HECO charges $16/month for the privilege of being connected to their rock-solid grid voltage. (Part of the challenge of getting off the grid is starting large loads on your home's tiny 3 KW grid instead of the local utility's multi-megawatt generators. Refrigerators & vacuum cleaners have huge starting surges that transiently hammer grid voltage and make life hard for sensitive electronics.) In exchange for that monthly net-metering fee, HECO will compensate power production by carrying forward the excess on a rolling 12-month spreadsheet. Our PV production varies about 25% peak-to-peak from winter to summer, so it's nice to carry over the summer excesses to the winter months.
Above 10 KW of home PV capacity, HECO decides that you're no longer a residential customer but rather a generating plant. You'd be expected to pay a monthly "feed-in tariff" of at least $25 and they'd buy your electricity at wholesale rates (~18 cents/KWHr) instead of compensating at retail. I briefly looked into it but calculated that it's not cost-effective until your array is hundreds of kilowatts.
HECO also charges monthly fuel fees as part of their rate structure, which means their rates vary monthly.
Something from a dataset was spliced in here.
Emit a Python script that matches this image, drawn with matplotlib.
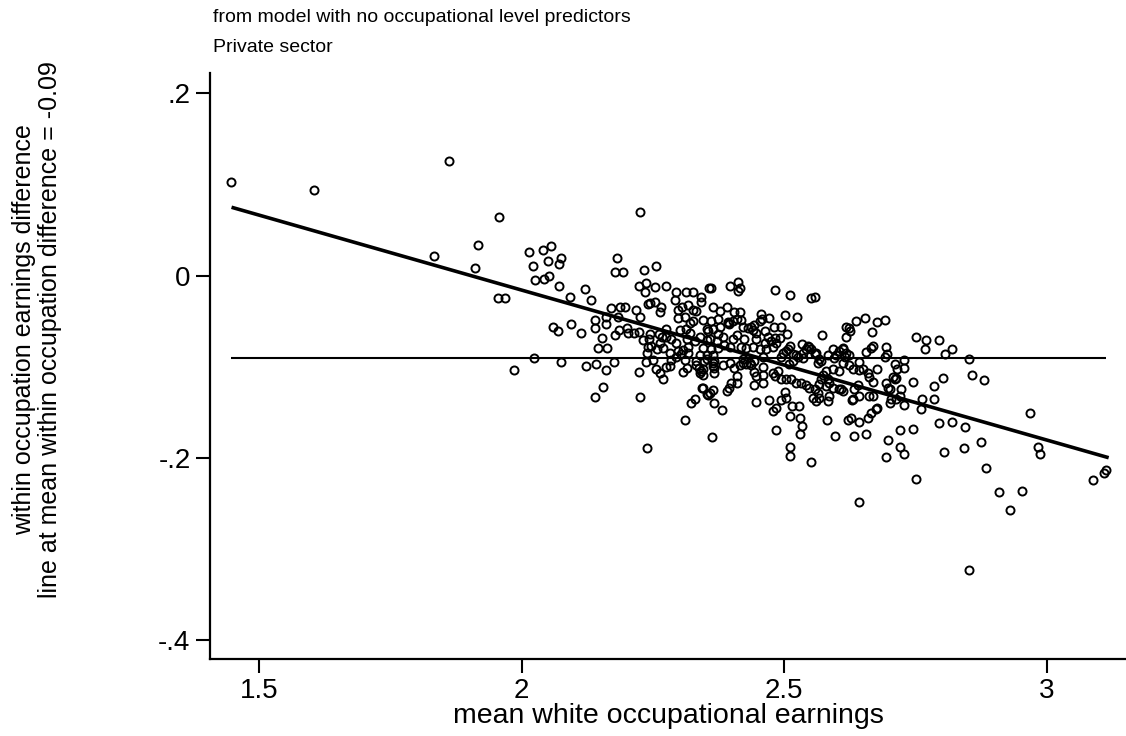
import matplotlib
matplotlib.use("Agg")
import matplotlib.pyplot as plt
import numpy as np

# ---------------- data ----------------
earn_x = [
    1.446, 1.605, 1.861, 1.957, 1.916, 1.832, 1.910, 1.954, 1.968, 1.985, 2.023,
    2.013, 2.041, 2.055, 2.021, 2.049, 2.074, 2.070, 2.026, 2.042, 2.051, 2.070, 2.091, 2.120, 2.131,
    2.226, 2.181, 2.177, 2.193, 2.232, 2.255, 2.224, 2.236, 2.234, 2.240, 2.169, 2.188, 2.197, 2.217,
    2.226, 2.160, 2.184, 2.139, 2.161, 2.139, 2.059, 2.068, 2.093, 2.112, 2.152, 2.177, 2.185, 2.200,
    2.203, 2.214, 2.224, 2.231, 2.146, 2.162,
    2.074, 2.123, 2.142, 2.161, 2.175, 2.155, 2.139, 2.223, 2.226, 2.237, 2.239, 2.240, 2.239, 2.250,
    2.253, 2.275, 2.294, 2.313, 2.326, 2.341, 2.356, 2.291, 2.341, 2.317, 2.305, 2.327, 2.331, 2.297,
    2.266, 2.263, 2.244, 2.253, 2.298, 2.311, 2.326, 2.320, 2.345,
    2.244, 2.242, 2.247, 2.261, 2.267, 2.263, 2.269, 2.258,
    2.275, 2.275, 2.285, 2.294, 2.301, 2.312, 2.320, 2.315, 2.316, 2.307, 2.297, 2.282, 2.329, 2.339,
    2.352, 2.352, 2.346, 2.352,
    2.360, 2.397, 2.412, 2.415, 2.411, 2.483, 2.511, 2.550, 2.559,
    2.364, 2.377, 2.390, 2.361, 2.374, 2.405, 2.416, 2.409, 2.418, 2.402, 2.393, 2.394, 2.392,
    2.456, 2.458, 2.471, 2.453, 2.501, 2.525, 2.480, 2.493, 2.505, 2.437, 2.443, 2.431, 2.440, 2.447,
    2.421, 2.424, 2.409, 2.402, 2.418, 2.428, 2.463, 2.469, 2.482, 2.491, 2.475, 2.463, 2.447, 2.440,
    2.453, 2.364, 2.374, 2.383, 2.377, 2.355, 2.358, 2.371, 2.386, 2.396, 2.361, 2.510, 2.507, 2.497,
    2.494, 2.534, 2.545, 2.550, 2.558, 2.535, 2.523, 2.572, 2.618, 2.618, 2.612, 2.599,
    2.269, 2.256, 2.263, 2.275, 2.282, 2.285, 2.304, 2.294, 2.307, 2.315, 2.310, 2.323, 2.329, 2.344,
    2.332, 2.332, 2.345, 2.352, 2.364, 2.367, 2.367, 2.316, 2.339, 2.364, 2.374, 2.355, 2.364, 2.358,
    2.367, 2.382, 2.363, 2.390, 2.395, 2.399, 2.409, 2.410, 2.405, 2.396, 2.384, 2.421, 2.434, 2.443,
    2.447, 2.459, 2.459, 2.443, 2.447, 2.470, 2.485, 2.478, 2.494, 2.504, 2.501, 2.485, 2.511, 2.530,
    2.534, 2.530, 2.511, 2.511, 2.550, 2.515, 2.528, 2.582, 2.596, 2.621,
    2.459, 2.466, 2.478, 2.485, 2.504, 2.516, 2.526, 2.535, 2.542, 2.548, 2.561, 2.564, 2.570, 2.583,
    2.593, 2.605, 2.612, 2.618,
    2.478, 2.482, 2.488, 2.494, 2.504, 2.513, 2.523, 2.532, 2.542, 2.548, 2.558, 2.564, 2.567, 2.554,
    2.570, 2.583, 2.586, 2.593, 2.605, 2.612, 2.586, 2.583, 2.561, 2.459, 2.509, 2.516,
    2.310, 2.337, 2.342, 2.345, 2.345, 2.352,
    2.339, 2.364, 2.367, 2.348, 2.415, 2.428, 2.437, 2.443, 2.421,
    2.653, 2.637, 2.676, 2.691, 2.668, 2.623, 2.626, 2.666, 2.669, 2.655, 2.693, 2.696, 2.692,
    2.751, 2.770, 2.794, 2.768, 2.807, 2.820, 2.851, 2.858, 2.881, 2.969, 2.984, 2.987, 3.088, 3.109,
    3.113, 2.910, 2.953, 2.930, 2.884, 2.875, 2.843, 2.845, 2.805, 2.820, 2.794, 2.851, 2.751, 2.642,
    2.694, 2.729, 2.720, 2.697, 2.721, 2.746, 2.632, 2.655, 2.642, 2.628, 2.660, 2.665, 2.674, 2.677,
    2.746, 2.786, 2.803, 2.786, 2.763, 2.760, 2.729, 2.702, 2.704, 2.713, 2.723, 2.721, 2.701, 2.694,
    2.697, 2.710, 2.713, 2.707, 2.729, 2.729, 2.710, 2.714, 2.677, 2.642, 2.631, 2.650, 2.659, 2.662,
    2.669, 2.640, 2.633, 2.631, 2.643, 2.662, 2.669, 2.609, 2.629,
    2.567, 2.594, 2.615, 2.623, 2.612, 2.624, 2.643, 2.605, 2.593, 2.580, 2.574, 2.580, 2.567,
]
diff_y = [
    0.103, 0.094, 0.126, 0.064, 0.034, 0.021, 0.008, -0.025, -0.025, -0.104, -0.091,
    0.026, 0.028, 0.032, 0.010, 0.016, 0.019, 0.013, -0.005, -0.004, 0.000, -0.012, -0.023, -0.015, -0.027,
    0.070, 0.019, 0.004, 0.004, 0.006, 0.011, -0.012, -0.008, -0.018, -0.031, -0.036, -0.034, -0.034, -0.038,
    -0.045, -0.045, -0.046, -0.049, -0.053, -0.058, -0.056, -0.061, -0.053, -0.063, -0.069, -0.065, -0.060, -0.058,
    -0.063, -0.063, -0.062, -0.071, -0.079, -0.079,
    -0.095, -0.0995, -0.097, -0.104, -0.095, -0.122, -0.133, -0.106, -0.133, -0.095, -0.085, -0.078, -0.189, -0.093,
    -0.013, -0.012, -0.018, -0.018, -0.018, -0.023, -0.014, -0.027, -0.029, -0.032, -0.035, -0.038, -0.039, -0.038,
    -0.035, -0.040, -0.030, -0.029, -0.047, -0.046, -0.050, -0.052, -0.049,
    -0.064, -0.070, -0.077, -0.064, -0.068, -0.074, -0.080, -0.081,
    -0.059, -0.068, -0.070, -0.074, -0.060, -0.059, -0.063, -0.070, -0.078, -0.082, -0.083, -0.085, -0.072, -0.067,
    -0.059, -0.071, -0.080, -0.087,
    -0.014, -0.012, -0.007, -0.014, -0.017, -0.016, -0.021, -0.025, -0.023,
    -0.035, -0.039, -0.035, -0.050, -0.048, -0.040, -0.040, -0.048, -0.049, -0.050, -0.052, -0.053, -0.051,
    -0.042, -0.048, -0.047, -0.050, -0.043, -0.045, -0.057, -0.056, -0.064, -0.056, -0.054, -0.058, -0.060, -0.063,
    -0.057, -0.070, -0.065, -0.070, -0.078, -0.079, -0.061, -0.067, -0.069, -0.069, -0.072, -0.074, -0.070, -0.078,
    -0.081, -0.059, -0.064, -0.068, -0.057, -0.061, -0.070, -0.072, -0.076, -0.078, -0.081, -0.077, -0.081, -0.085,
    -0.089, -0.075, -0.077, -0.081, -0.086, -0.085, -0.087, -0.065, -0.057, -0.067, -0.081, -0.087,
    -0.114, -0.103, -0.107, -0.100, -0.099, -0.093, -0.086, -0.089, -0.106, -0.102, -0.159, -0.140, -0.135, -0.124,
    -0.094, -0.098, -0.103, -0.092, -0.096, -0.107, -0.101, -0.085, -0.087, -0.087, -0.079, -0.131, -0.126, -0.129,
    -0.140, -0.148, -0.177, -0.127, -0.123, -0.118, -0.110, -0.118, -0.101, -0.096, -0.098, -0.096, -0.096, -0.106,
    -0.110, -0.100, -0.118, -0.120, -0.139, -0.137, -0.145, -0.149, -0.137, -0.134, -0.128, -0.170, -0.154, -0.156,
    -0.165, -0.174, -0.188, -0.198, -0.205, -0.143, -0.143, -0.159, -0.176, -0.159,
    -0.089, -0.081, -0.078, -0.074, -0.083, -0.086, -0.089, -0.090, -0.081, -0.078, -0.085, -0.096, -0.094, -0.087,
    -0.081, -0.083, -0.079, -0.085,
    -0.107, -0.110, -0.105, -0.114, -0.114, -0.114, -0.118, -0.118, -0.120, -0.123, -0.125, -0.129, -0.134, -0.134,
    -0.114, -0.114, -0.118, -0.123, -0.125, -0.127, -0.132, -0.138, -0.138, -0.109, -0.097, -0.094,
    -0.093, -0.101, -0.105, -0.109, -0.123, -0.130,
    -0.107, -0.099, -0.094, -0.094, -0.098, -0.097, -0.098, -0.094, -0.092,
    -0.047, -0.050, -0.051, -0.049, -0.062, -0.058, -0.061, -0.079, -0.077, -0.084, -0.078, -0.086, -0.089,
    -0.068, -0.071, -0.071, -0.081, -0.086, -0.081, -0.092, -0.109, -0.115, -0.151, -0.188, -0.196, -0.224, -0.217,
    -0.214, -0.238, -0.236, -0.257, -0.211, -0.183, -0.189, -0.166, -0.194, -0.161, -0.162, -0.323, -0.223, -0.249,
    -0.199, -0.196, -0.188, -0.181, -0.170, -0.169, -0.176, -0.174, -0.161, -0.156, -0.156, -0.151, -0.147, -0.145,
    -0.117, -0.121, -0.113, -0.135, -0.135, -0.146, -0.142, -0.140, -0.136, -0.136, -0.125, -0.132, -0.125, -0.118,
    -0.123, -0.114, -0.112, -0.111, -0.093, -0.101, -0.097, -0.103, -0.103, -0.095, -0.103, -0.103, -0.107, -0.111,
    -0.117, -0.120, -0.125, -0.136, -0.132, -0.132, -0.132, -0.125, -0.137,
    -0.092, -0.091, -0.089, -0.087, -0.096, -0.098, -0.104, -0.105, -0.103, -0.105, -0.109, -0.121, -0.119,
]

fit_x = [1.447, 3.118]
fit_y = [0.075, -0.200]
mean_diff = -0.09

x_ticks = [1.5, 2, 2.5, 3]
x_ticklabels = ["1.5", "2", "2.5", "3"]
y_ticks = [-0.4, -0.2, 0, 0.2]
y_ticklabels = ["-.4", "-.2", "0", ".2"]

title_lines = ["from model with no occupational level predictors", "Private sector"]
ylabel_text = "within occupation earnings difference\nline at mean within occupation difference = -0.09"
xlabel_text = "mean white occupational earnings"

# ---------------- plot ----------------
fam = ['Liberation Sans', 'DejaVu Sans']
plt.rcParams['font.family'] = fam

fig = plt.figure(figsize=(11.26, 7.36), dpi=100)
ax = fig.add_axes([210/1126, 77/736, 916/1126, 586/736])

ax.plot(earn_x, diff_y, linestyle='none', marker='o', markersize=5.8,
        markerfacecolor='none', markeredgecolor='black', markeredgewidth=1.4)
ax.plot(fit_x, fit_y, color='black', linewidth=2.6, solid_capstyle='butt')
ax.hlines(mean_diff, min(earn_x), max(earn_x), color='black', linewidth=1.5)

ax.set_xlim(1.406, 3.151)
ax.set_ylim(-0.421, 0.2224)
ax.set_xticks(x_ticks)
ax.set_xticklabels(x_ticklabels)
ax.set_yticks(y_ticks)
ax.set_yticklabels(y_ticklabels)

for s in ['top', 'right']:
    ax.spines[s].set_visible(False)
for s in ['left', 'bottom']:
    ax.spines[s].set_linewidth(1.6)
ax.tick_params(axis='both', direction='out', length=10, width=1.5, labelsize=20, pad=4)

ax.set_xlabel(xlabel_text, fontsize=20.5, labelpad=-1)
fig.text(37/1126, 1 - 330/736, ylabel_text, rotation=90, ha='center', va='center',
         fontsize=18, linespacing=1.15)
fig.text(213/1126, 1 - 18/736, title_lines[0], ha='left', va='center', fontsize=14)
fig.text(213/1126, 1 - 47/736, title_lines[1], ha='left', va='center', fontsize=14)

fig.savefig("out.png", dpi=100)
This year it's been as low as 20 cents/KWHr and as high as 33 cents/KWHr. Their electric bills are frankly confusing as hell and they probably like it that way.
HECO's billing system is also 20 years old so it can't directly read our "smart" meter, which no doubt suits their (human) meter reader employees just fine.
Also, re: solar, not just anyone can connect to the grid here. It is "rationed" as to how many can sell excess to HECO. Don't know the particulars, but think Nords touched on this before. Your KWHs may vary.
Well, technically you can connect to a grid without the utility knowing about it. The technique is known as "guerrilla solar". But eventually their billing department flags the dramatically lower bill and they send out a fraud inspector to see if you're running an extension cord to a neighbor or a street lamp. If you have a pending (but not yet approved) net-metering agreement when the fraud inspector shows up at your door, then... well, as M_Paquette says, "hilarity ensues". The dedicated guerrilla solar experts evade this by actually canceling their utility accounts, installing their array, and then resuming their electrical service under a new account number (and a different history of power consumption).
A net-metering agreement with HECO requires a licensed electrician's signature on the application, which also involves a building permit (and perhaps the neighborhood's HOA approval). If "grid penetration" in your neighborhood is more than 10% (the neighborhood grid's total PV generating capacity divided by the power consumed in that neighborhood's portion of the grid) then HECO reviews some sort of data to determine if the local grid voltage will be destabilized by variable sunshine and variable loads. If the penetration approaches 15% then HECO expects the next poor [-]sucker[/-] net-metering applicant to pay for an engineering study that could cost over $10K.
That grid-penetration ratio is probably not a problem in most Mainland areas where the grids are much more interconnected. Or maybe Mainland grids are easier to destabilize because they're such large, chaotic, poorly-tracked, and inadequately-controlled systems.
Ironically HECO employs many retired Navy nuclear-trained submariners. Unfortunately they're mostly the engineers, not so much the business-process staff.
We've had our PV array down for over three weeks. With all the saws and air compressors and power tools running on our familyroom renovation during that time, I'm dreading the next electric bill... I wouldn't be surprised to be over $200.